A TV news reporter and photographer came to the door, and Rose called for Jacques. He let them in. They were eager to know what he was up to on his first full day of freedom. They wanted to know what he had eaten that morning for breakfast. They asked to take their camera upstairs to see the exact spot where he had slept his first night back.

“Nah, I’m not going to show you that. C’mon,” Jacques told them, defensive and annoyed.
“What’s your next move?” the TV reporter had wanted to know.

Jacques was bewildered. He was busy contemplating that very question as friends and family poured in for visits. They would sit and talk under a canopy in the back yard. His kids came by. Not all at once, but one by one. Jacques’ mind continued to race through the constant activity surrounding him.

What was his next move?

“INMATE J-A-C-Q-U-E-S  R-I-V-E-R-A, register number B-0-4-4-3-1 has been released…”

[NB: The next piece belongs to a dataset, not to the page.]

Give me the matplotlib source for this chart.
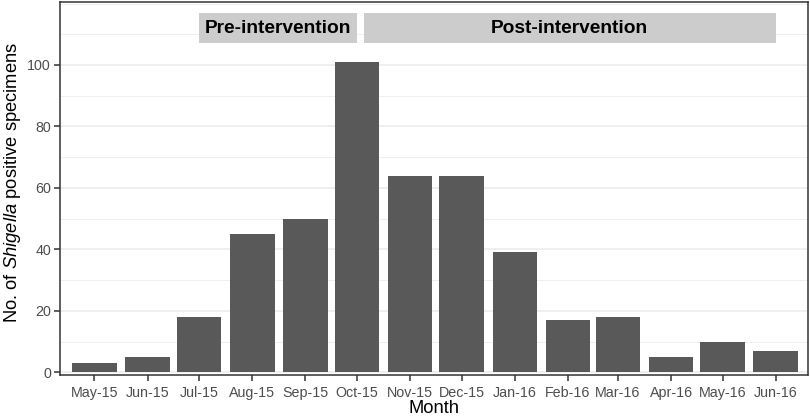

The phone recording, he presumed from the Department of Corrections, hit his mother’s answering machine about twice a day for the first few days he was home.

He was no longer B04431. He was Jacques Rivera, exoneree.

The title got him a free breakfast at IHOP. He was there with his sister Rose and his son Richard, looking over the newspaper article about himself.

“Wow, look! You’re in the paper!” Rose said.

The manager swung by the table, saw the picture in the paper and looked up, realizing it was Jacques.

“You know what?” the manager said. “You don’t have to pay for your meal today. Good luck to you.”

The star treatment followed Jacques when he tried to get his state ID without any documentation. No proof of address or bill in his name.

“I don’t have nothing like that,” Jacques said, pulling out the Chicago Sun-Times article about his wrongful incarceration and release.

The government employee left for a minute and came back.

“We’d be more than happy to give you your ID,” she said, directing him to the front of the line.

ROSE WATCHED HIM. He was sitting on her front porch.

“What are you doing?”

“Just sitting on the front porch.”

“OK. Just sit on the front porch.”

It was as far from home as he would go by himself.

“It was literally like having an infant child,” Rose says.

He stayed indoors and watched sports on TV. Rose had to teach him how to use a remote control again. He was overwhelmed by the number of stations.

Rose would ask him things, like, “You want to go to Subway?”

“What’s Subway?”

She showed him her iPad.

“What’s this?”

He continued to secure Rose’s building, locking windows and doors around him, behind him. He felt like someone was watching him. Like someone was coming after him.

By the third day, Jacques was so troubled by what seemed like a lack of security and by the decisions and responsibilities of a free man that he was almost ready to go back to Stateville Correctional Center.

“I was comfortable. That was my home for 21 years,” he says. “Came at me too soon. It was all the hype.”

A WEEK OR TWO LATER he ventured out on his own. He didn’t go far. He went to the Laundromat a block away.

In prison, he used to wash his underwear, t-shirts and socks by hand. He would scrub them in the shower or in his cell because he didn’t want them thrown in with everyone else’s uniforms.

At the Laundromat, he put his dirty clothes in the washer. He added household detergent and some coins. Jacques stopped to take it all in, the simplicity of washing his own clothes coupled with the magnitude of his newfound freedom.

He hit the start button and watched as the machine took off.